(Records with drawing code)
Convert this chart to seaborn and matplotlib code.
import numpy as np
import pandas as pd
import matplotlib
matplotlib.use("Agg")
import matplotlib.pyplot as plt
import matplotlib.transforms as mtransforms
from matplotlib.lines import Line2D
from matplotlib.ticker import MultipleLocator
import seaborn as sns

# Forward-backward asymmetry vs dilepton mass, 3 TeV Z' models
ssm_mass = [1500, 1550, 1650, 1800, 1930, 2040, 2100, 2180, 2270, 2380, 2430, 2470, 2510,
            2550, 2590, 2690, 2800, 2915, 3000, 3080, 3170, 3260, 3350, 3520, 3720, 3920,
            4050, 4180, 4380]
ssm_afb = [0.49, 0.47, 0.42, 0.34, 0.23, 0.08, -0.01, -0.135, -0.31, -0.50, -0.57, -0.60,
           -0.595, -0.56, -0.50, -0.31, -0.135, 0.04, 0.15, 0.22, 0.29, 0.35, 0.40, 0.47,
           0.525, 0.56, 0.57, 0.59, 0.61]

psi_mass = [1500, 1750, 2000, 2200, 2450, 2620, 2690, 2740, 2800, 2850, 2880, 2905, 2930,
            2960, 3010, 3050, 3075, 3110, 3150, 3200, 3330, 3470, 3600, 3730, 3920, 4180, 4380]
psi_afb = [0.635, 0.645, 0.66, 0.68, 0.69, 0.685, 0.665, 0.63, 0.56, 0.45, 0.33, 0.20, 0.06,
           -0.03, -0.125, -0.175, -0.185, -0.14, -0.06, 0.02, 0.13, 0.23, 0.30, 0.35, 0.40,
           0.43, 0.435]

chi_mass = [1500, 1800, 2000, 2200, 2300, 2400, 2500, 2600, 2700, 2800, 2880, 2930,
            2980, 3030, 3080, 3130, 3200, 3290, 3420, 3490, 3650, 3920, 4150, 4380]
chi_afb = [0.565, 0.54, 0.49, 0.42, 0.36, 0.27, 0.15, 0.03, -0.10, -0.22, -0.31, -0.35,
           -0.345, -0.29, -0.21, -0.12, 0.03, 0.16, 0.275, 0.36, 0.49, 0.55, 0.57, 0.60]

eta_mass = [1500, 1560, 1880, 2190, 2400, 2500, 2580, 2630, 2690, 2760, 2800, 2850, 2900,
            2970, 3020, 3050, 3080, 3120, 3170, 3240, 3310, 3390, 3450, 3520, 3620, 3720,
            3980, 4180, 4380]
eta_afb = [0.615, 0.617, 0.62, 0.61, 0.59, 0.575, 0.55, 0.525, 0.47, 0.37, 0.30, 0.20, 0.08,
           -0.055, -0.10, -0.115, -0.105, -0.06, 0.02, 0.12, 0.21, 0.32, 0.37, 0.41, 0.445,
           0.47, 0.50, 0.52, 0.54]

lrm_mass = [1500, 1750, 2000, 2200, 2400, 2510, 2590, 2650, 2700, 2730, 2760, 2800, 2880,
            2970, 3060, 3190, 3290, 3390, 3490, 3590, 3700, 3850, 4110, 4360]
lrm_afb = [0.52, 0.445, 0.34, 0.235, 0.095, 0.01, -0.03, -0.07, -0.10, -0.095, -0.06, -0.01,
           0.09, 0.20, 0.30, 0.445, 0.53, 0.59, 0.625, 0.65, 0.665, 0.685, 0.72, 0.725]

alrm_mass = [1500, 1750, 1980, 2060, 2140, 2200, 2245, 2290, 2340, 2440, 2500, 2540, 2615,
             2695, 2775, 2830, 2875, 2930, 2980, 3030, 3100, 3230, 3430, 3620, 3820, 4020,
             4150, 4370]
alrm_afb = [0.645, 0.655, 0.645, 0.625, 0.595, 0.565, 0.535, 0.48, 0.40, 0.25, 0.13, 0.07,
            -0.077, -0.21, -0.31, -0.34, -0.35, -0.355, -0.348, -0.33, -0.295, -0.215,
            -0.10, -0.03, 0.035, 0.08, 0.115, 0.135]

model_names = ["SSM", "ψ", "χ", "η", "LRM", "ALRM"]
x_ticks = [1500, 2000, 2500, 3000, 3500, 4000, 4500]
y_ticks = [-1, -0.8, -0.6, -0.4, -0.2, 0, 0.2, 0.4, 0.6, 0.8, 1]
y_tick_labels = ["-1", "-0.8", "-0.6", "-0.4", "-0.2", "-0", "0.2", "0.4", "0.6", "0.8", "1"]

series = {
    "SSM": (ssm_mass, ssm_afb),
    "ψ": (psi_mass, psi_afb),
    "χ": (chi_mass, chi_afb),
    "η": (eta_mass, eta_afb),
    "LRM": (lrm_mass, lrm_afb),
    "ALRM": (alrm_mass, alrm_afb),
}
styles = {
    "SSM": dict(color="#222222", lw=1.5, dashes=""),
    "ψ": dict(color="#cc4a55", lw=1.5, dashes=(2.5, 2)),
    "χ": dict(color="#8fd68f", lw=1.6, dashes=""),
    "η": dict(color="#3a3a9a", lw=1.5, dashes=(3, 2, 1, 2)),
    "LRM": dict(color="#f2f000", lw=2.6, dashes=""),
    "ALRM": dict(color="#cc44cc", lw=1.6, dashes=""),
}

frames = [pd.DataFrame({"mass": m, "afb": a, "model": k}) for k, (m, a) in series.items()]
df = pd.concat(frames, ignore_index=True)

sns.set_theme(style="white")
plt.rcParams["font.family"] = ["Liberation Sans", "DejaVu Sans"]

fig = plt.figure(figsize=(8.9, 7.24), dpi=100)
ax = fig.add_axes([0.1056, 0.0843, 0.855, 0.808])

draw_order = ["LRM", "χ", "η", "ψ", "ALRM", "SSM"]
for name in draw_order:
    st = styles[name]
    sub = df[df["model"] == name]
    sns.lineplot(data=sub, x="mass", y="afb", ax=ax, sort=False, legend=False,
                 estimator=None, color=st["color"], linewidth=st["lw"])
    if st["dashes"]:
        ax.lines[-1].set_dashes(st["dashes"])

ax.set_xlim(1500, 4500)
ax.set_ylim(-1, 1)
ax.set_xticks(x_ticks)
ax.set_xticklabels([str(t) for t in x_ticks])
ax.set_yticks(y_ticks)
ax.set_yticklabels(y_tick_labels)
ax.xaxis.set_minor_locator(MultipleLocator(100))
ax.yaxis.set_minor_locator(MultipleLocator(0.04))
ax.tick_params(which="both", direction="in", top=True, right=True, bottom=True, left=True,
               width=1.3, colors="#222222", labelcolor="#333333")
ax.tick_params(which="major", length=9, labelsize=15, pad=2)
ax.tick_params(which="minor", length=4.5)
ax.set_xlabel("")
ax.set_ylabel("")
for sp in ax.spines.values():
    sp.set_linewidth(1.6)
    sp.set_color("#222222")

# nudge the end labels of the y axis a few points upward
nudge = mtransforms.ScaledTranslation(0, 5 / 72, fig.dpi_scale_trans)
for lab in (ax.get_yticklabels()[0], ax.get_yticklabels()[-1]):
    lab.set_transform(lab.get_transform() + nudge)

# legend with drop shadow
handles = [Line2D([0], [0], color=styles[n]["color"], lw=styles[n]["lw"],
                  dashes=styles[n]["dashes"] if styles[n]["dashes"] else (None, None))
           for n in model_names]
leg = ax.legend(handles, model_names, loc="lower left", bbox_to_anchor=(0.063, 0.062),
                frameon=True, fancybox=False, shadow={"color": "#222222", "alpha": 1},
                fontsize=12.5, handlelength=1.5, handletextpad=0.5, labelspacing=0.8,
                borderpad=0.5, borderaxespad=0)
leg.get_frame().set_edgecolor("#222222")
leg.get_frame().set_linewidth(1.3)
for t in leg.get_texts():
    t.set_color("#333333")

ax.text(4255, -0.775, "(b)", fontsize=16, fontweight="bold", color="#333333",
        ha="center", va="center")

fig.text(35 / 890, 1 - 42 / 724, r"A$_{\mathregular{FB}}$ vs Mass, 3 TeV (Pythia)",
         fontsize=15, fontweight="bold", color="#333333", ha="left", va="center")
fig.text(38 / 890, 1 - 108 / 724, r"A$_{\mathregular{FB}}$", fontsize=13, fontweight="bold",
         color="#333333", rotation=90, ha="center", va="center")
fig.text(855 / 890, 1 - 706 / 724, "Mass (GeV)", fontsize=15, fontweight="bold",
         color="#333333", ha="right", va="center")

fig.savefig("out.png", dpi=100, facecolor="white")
...
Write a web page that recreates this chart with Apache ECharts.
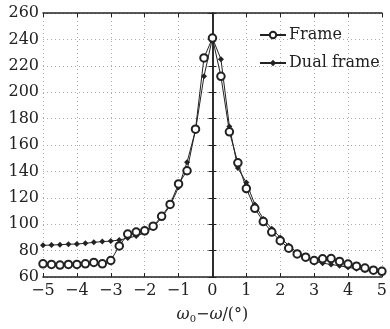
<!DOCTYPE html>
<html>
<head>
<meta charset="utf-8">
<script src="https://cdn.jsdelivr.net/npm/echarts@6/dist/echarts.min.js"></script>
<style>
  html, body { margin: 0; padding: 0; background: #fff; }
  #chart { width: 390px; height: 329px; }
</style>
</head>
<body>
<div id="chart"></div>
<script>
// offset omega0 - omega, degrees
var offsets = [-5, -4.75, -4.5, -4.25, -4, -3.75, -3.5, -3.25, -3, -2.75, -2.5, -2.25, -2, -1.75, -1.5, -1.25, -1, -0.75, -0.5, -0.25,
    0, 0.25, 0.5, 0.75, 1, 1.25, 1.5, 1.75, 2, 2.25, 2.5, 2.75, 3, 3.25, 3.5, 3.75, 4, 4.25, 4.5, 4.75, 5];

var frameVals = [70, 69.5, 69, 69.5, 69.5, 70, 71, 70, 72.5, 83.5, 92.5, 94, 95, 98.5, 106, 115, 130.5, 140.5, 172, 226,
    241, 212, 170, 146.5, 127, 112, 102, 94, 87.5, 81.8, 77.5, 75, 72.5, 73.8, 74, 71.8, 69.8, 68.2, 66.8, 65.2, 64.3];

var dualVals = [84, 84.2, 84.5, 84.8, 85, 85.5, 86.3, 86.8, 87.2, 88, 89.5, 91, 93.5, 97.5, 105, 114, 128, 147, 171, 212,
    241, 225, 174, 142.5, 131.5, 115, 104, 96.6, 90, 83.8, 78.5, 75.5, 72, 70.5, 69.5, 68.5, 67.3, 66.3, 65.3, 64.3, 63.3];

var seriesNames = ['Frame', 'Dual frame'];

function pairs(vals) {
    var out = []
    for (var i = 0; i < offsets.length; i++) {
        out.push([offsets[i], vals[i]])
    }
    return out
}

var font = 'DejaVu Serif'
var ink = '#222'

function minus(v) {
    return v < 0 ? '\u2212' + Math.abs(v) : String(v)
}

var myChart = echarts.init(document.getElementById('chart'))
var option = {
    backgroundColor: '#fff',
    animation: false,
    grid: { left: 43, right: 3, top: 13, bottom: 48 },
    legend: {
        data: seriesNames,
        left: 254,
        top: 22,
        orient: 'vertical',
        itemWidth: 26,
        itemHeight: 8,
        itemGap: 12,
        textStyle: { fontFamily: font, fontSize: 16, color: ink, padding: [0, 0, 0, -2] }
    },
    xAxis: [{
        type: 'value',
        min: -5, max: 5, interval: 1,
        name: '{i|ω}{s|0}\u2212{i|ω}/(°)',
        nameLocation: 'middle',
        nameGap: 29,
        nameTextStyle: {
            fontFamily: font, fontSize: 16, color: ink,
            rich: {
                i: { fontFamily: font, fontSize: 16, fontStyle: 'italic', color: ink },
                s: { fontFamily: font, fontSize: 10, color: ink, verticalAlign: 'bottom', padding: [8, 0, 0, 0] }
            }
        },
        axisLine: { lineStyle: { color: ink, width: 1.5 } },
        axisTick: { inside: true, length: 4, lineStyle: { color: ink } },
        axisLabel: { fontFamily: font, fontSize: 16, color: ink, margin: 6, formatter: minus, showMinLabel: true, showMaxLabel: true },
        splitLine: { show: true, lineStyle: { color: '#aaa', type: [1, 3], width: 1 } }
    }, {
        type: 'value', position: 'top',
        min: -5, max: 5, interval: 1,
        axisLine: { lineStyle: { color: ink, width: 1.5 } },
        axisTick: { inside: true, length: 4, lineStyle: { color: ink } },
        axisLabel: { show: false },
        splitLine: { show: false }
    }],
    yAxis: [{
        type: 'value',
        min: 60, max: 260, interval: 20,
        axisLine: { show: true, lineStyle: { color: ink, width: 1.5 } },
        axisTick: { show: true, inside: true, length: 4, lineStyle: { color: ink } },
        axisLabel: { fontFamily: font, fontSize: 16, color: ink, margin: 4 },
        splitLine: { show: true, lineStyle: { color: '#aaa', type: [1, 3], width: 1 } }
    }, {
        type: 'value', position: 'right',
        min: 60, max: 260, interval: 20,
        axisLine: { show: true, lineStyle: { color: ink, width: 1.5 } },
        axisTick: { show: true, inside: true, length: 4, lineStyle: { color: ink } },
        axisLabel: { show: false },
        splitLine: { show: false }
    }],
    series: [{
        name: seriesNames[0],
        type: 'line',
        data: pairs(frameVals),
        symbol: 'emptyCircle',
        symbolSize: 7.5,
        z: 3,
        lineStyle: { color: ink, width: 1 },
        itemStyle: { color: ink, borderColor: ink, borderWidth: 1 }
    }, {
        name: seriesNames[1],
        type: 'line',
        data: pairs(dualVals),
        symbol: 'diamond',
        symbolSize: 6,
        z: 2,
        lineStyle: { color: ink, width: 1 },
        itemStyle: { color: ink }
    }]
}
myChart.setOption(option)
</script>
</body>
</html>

> **GIVEN INSTRUCTION**
Only the lines from the one bearing "Convert this chart" through the one bearing "0.685, 0.72, 0.725]" should be repeated, exactly as given.

> **REPLY**
Convert this chart to seaborn and matplotlib code.
import numpy as np
import pandas as pd
import matplotlib
matplotlib.use("Agg")
import matplotlib.pyplot as plt
import matplotlib.transforms as mtransforms
from matplotlib.lines import Line2D
from matplotlib.ticker import MultipleLocator
import seaborn as sns

# Forward-backward asymmetry vs dilepton mass, 3 TeV Z' models
ssm_mass = [1500, 1550, 1650, 1800, 1930, 2040, 2100, 2180, 2270, 2380, 2430, 2470, 2510,
            2550, 2590, 2690, 2800, 2915, 3000, 3080, 3170, 3260, 3350, 3520, 3720, 3920,
            4050, 4180, 4380]
ssm_afb = [0.49, 0.47, 0.42, 0.34, 0.23, 0.08, -0.01, -0.135, -0.31, -0.50, -0.57, -0.60,
           -0.595, -0.56, -0.50, -0.31, -0.135, 0.04, 0.15, 0.22, 0.29, 0.35, 0.40, 0.47,
           0.525, 0.56, 0.57, 0.59, 0.61]

psi_mass = [1500, 1750, 2000, 2200, 2450, 2620, 2690, 2740, 2800, 2850, 2880, 2905, 2930,
            2960, 3010, 3050, 3075, 3110, 3150, 3200, 3330, 3470, 3600, 3730, 3920, 4180, 4380]
psi_afb = [0.635, 0.645, 0.66, 0.68, 0.69, 0.685, 0.665, 0.63, 0.56, 0.45, 0.33, 0.20, 0.06,
           -0.03, -0.125, -0.175, -0.185, -0.14, -0.06, 0.02, 0.13, 0.23, 0.30, 0.35, 0.40,
           0.43, 0.435]

chi_mass = [1500, 1800, 2000, 2200, 2300, 2400, 2500, 2600, 2700, 2800, 2880, 2930,
            2980, 3030, 3080, 3130, 3200, 3290, 3420, 3490, 3650, 3920, 4150, 4380]
chi_afb = [0.565, 0.54, 0.49, 0.42, 0.36, 0.27, 0.15, 0.03, -0.10, -0.22, -0.31, -0.35,
           -0.345, -0.29, -0.21, -0.12, 0.03, 0.16, 0.275, 0.36, 0.49, 0.55, 0.57, 0.60]

eta_mass = [1500, 1560, 1880, 2190, 2400, 2500, 2580, 2630, 2690, 2760, 2800, 2850, 2900,
            2970, 3020, 3050, 3080, 3120, 3170, 3240, 3310, 3390, 3450, 3520, 3620, 3720,
            3980, 4180, 4380]
eta_afb = [0.615, 0.617, 0.62, 0.61, 0.59, 0.575, 0.55, 0.525, 0.47, 0.37, 0.30, 0.20, 0.08,
           -0.055, -0.10, -0.115, -0.105, -0.06, 0.02, 0.12, 0.21, 0.32, 0.37, 0.41, 0.445,
           0.47, 0.50, 0.52, 0.54]

lrm_mass = [1500, 1750, 2000, 2200, 2400, 2510, 2590, 2650, 2700, 2730, 2760, 2800, 2880,
            2970, 3060, 3190, 3290, 3390, 3490, 3590, 3700, 3850, 4110, 4360]
lrm_afb = [0.52, 0.445, 0.34, 0.235, 0.095, 0.01, -0.03, -0.07, -0.10, -0.095, -0.06, -0.01,
           0.09, 0.20, 0.30, 0.445, 0.53, 0.59, 0.625, 0.65, 0.665, 0.685, 0.72, 0.725]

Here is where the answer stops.